[Request]: Begin with the line that contains "Give me the TikZ source for this diagram." and end with the line that contains "Clone this chart in matplotlib.": copy that span of lines exactly, and nothing outside it.

(Stored items from a collection)
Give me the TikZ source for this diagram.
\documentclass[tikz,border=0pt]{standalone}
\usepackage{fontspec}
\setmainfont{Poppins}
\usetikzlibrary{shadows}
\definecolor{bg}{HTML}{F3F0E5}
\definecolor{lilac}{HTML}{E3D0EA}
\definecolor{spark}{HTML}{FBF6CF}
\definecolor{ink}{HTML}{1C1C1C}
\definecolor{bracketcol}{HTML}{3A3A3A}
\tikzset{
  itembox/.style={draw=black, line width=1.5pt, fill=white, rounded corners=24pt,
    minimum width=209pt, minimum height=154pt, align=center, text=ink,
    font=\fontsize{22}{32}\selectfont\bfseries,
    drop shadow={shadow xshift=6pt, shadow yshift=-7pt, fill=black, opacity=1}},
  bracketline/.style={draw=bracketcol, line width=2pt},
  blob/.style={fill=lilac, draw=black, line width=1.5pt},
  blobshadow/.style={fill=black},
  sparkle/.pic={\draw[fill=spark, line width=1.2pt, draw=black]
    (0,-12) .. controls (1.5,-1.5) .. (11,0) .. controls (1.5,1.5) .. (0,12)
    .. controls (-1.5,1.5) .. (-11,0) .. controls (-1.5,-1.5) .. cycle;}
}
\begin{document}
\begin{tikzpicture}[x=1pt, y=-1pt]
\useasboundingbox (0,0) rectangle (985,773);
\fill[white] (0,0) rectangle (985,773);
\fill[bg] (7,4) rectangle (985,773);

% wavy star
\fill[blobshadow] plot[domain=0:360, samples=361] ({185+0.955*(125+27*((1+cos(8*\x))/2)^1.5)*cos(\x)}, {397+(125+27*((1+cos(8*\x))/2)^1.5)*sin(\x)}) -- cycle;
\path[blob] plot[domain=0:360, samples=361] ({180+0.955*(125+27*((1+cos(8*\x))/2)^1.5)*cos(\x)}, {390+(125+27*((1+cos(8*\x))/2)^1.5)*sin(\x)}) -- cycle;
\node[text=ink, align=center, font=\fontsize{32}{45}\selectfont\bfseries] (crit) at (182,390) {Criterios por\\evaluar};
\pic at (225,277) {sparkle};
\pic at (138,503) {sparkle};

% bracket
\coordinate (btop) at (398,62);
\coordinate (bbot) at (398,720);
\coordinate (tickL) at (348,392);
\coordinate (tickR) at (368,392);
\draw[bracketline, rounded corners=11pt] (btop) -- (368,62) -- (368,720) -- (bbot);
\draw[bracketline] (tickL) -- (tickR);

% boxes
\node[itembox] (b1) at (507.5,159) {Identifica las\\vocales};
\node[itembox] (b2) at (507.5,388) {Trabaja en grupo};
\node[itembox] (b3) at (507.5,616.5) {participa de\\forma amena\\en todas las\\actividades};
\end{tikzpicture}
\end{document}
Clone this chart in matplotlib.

--

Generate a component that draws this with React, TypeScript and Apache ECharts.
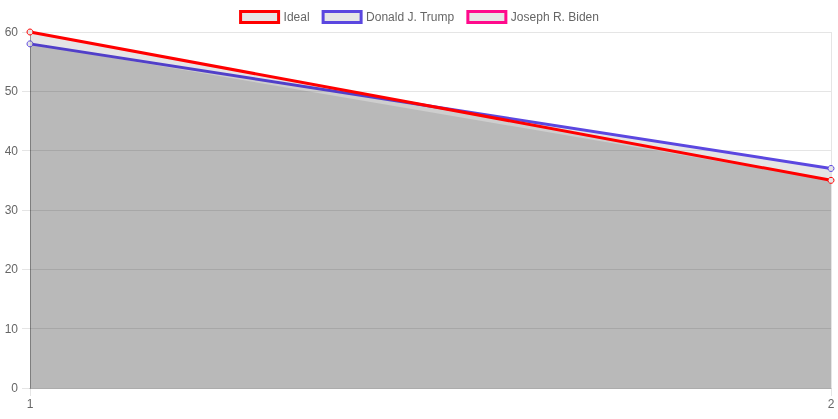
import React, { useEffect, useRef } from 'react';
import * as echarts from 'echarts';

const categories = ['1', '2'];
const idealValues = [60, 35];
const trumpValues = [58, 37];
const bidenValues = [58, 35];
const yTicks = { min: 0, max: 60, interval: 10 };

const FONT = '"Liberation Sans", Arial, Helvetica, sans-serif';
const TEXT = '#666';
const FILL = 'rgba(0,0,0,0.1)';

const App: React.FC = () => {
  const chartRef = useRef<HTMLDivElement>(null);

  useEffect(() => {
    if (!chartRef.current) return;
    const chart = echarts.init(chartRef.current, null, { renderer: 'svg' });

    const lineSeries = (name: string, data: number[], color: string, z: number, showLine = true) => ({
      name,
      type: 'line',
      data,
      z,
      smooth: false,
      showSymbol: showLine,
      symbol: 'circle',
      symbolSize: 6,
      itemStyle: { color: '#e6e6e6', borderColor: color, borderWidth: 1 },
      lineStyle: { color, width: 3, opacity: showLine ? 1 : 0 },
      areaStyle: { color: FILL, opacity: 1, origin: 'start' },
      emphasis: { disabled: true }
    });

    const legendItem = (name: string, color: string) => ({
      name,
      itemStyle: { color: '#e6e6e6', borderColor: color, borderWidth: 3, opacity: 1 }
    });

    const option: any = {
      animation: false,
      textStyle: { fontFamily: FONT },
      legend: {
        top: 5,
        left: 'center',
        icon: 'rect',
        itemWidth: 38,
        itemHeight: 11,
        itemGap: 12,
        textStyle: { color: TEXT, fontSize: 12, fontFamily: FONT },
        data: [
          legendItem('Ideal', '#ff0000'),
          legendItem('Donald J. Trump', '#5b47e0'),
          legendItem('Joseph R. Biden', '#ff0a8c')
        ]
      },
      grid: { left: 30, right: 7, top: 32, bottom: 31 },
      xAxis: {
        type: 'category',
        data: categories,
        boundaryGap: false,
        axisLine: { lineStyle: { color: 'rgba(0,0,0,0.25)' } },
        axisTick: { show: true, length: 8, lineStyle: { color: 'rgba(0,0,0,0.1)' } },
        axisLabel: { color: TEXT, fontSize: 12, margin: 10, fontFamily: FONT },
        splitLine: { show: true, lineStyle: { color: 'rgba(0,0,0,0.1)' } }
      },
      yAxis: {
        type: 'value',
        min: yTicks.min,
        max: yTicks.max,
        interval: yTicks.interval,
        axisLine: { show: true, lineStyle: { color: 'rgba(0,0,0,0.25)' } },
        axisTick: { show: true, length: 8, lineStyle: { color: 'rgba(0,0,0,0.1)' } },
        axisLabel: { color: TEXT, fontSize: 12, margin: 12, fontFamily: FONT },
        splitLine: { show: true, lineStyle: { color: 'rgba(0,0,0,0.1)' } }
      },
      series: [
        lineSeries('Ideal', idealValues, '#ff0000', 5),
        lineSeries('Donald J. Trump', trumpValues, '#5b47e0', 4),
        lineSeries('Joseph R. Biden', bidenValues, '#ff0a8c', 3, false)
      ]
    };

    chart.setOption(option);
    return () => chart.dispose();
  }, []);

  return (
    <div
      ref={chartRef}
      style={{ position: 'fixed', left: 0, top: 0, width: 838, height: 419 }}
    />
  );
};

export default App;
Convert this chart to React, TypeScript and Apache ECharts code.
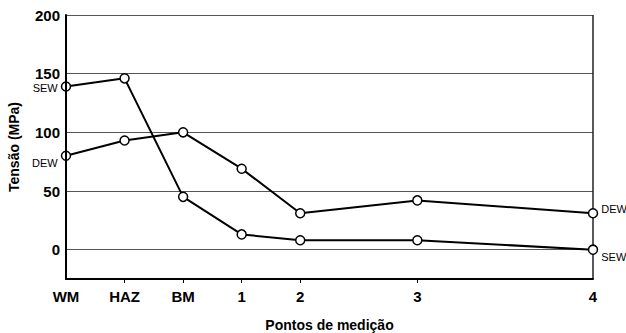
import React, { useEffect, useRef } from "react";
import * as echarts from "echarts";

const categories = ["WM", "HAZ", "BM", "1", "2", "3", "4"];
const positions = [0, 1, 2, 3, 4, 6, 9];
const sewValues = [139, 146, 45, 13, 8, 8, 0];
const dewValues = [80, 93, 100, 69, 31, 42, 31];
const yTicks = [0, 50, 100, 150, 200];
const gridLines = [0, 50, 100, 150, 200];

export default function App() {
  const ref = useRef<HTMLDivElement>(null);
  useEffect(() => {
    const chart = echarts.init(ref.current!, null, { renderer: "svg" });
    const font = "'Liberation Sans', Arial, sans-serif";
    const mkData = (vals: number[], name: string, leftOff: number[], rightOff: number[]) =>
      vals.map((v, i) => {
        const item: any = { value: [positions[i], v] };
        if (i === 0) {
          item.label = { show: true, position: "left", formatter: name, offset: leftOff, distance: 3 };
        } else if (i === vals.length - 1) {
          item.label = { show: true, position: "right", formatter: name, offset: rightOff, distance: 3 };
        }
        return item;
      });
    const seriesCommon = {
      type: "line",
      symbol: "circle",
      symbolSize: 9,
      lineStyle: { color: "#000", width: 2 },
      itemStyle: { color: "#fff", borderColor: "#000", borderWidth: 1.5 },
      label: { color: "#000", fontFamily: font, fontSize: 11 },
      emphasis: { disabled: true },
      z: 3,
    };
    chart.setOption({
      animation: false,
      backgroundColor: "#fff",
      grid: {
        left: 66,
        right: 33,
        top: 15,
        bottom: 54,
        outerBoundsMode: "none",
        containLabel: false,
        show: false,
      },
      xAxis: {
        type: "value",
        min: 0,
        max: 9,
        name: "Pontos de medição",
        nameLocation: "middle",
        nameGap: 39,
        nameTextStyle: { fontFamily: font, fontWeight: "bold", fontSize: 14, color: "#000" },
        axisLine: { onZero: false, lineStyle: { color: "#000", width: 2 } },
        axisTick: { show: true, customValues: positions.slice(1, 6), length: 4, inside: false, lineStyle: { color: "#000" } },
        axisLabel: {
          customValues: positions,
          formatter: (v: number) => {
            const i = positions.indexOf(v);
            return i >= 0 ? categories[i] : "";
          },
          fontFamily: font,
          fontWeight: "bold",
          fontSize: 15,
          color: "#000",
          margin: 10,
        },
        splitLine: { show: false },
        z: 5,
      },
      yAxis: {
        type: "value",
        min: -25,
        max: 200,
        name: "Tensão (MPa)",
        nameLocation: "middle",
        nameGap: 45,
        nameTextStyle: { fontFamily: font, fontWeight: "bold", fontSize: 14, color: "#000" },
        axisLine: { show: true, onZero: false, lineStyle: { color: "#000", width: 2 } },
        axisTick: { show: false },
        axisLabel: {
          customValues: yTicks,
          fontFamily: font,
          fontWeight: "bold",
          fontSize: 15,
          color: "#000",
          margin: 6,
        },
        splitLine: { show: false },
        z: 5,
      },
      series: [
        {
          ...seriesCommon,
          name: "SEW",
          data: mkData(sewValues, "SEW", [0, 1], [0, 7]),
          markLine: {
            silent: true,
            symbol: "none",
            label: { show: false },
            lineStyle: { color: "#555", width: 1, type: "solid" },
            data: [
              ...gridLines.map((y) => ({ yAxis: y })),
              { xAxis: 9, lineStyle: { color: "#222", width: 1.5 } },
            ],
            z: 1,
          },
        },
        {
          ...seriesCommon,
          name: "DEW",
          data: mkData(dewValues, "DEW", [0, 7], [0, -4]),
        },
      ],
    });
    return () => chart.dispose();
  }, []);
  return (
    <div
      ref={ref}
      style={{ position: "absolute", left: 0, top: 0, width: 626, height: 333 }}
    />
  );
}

[Output below]:
Give me the TikZ source for this diagram.
\documentclass[tikz,border=0pt]{standalone}
\usepackage{fontspec}
\setmainfont{Poppins}
\usetikzlibrary{shadows}
\definecolor{bg}{HTML}{F3F0E5}
\definecolor{lilac}{HTML}{E3D0EA}
\definecolor{spark}{HTML}{FBF6CF}
\definecolor{ink}{HTML}{1C1C1C}
\definecolor{bracketcol}{HTML}{3A3A3A}
\tikzset{
  itembox/.style={draw=black, line width=1.5pt, fill=white, rounded corners=24pt,
    minimum width=209pt, minimum height=154pt, align=center, text=ink,
    font=\fontsize{22}{32}\selectfont\bfseries,
    drop shadow={shadow xshift=6pt, shadow yshift=-7pt, fill=black, opacity=1}},
  bracketline/.style={draw=bracketcol, line width=2pt},
  blob/.style={fill=lilac, draw=black, line width=1.5pt},
  blobshadow/.style={fill=black},
  sparkle/.pic={\draw[fill=spark, line width=1.2pt, draw=black]
    (0,-12) .. controls (1.5,-1.5) .. (11,0) .. controls (1.5,1.5) .. (0,12)
    .. controls (-1.5,1.5) .. (-11,0) .. controls (-1.5,-1.5) .. cycle;}
}
\begin{document}
\begin{tikzpicture}[x=1pt, y=-1pt]
\useasboundingbox (0,0) rectangle (985,773);
\fill[white] (0,0) rectangle (985,773);
\fill[bg] (7,4) rectangle (985,773);

% wavy star
\fill[blobshadow] plot[domain=0:360, samples=361] ({185+0.955*(125+27*((1+cos(8*\x))/2)^1.5)*cos(\x)}, {397+(125+27*((1+cos(8*\x))/2)^1.5)*sin(\x)}) -- cycle;
\path[blob] plot[domain=0:360, samples=361] ({180+0.955*(125+27*((1+cos(8*\x))/2)^1.5)*cos(\x)}, {390+(125+27*((1+cos(8*\x))/2)^1.5)*sin(\x)}) -- cycle;
\node[text=ink, align=center, font=\fontsize{32}{45}\selectfont\bfseries] (crit) at (182,390) {Criterios por\\evaluar};
\pic at (225,277) {sparkle};
\pic at (138,503) {sparkle};

% bracket
\coordinate (btop) at (398,62);
\coordinate (bbot) at (398,720);
\coordinate (tickL) at (348,392);
\coordinate (tickR) at (368,392);
\draw[bracketline, rounded corners=11pt] (btop) -- (368,62) -- (368,720) -- (bbot);
\draw[bracketline] (tickL) -- (tickR);

% boxes
\node[itembox] (b1) at (507.5,159) {Identifica las\\vocales};
\node[itembox] (b2) at (507.5,388) {Trabaja en grupo};
\node[itembox] (b3) at (507.5,616.5) {participa de\\forma amena\\en todas las\\actividades};
\end{tikzpicture}
\end{document}
Clone this chart in matplotlib.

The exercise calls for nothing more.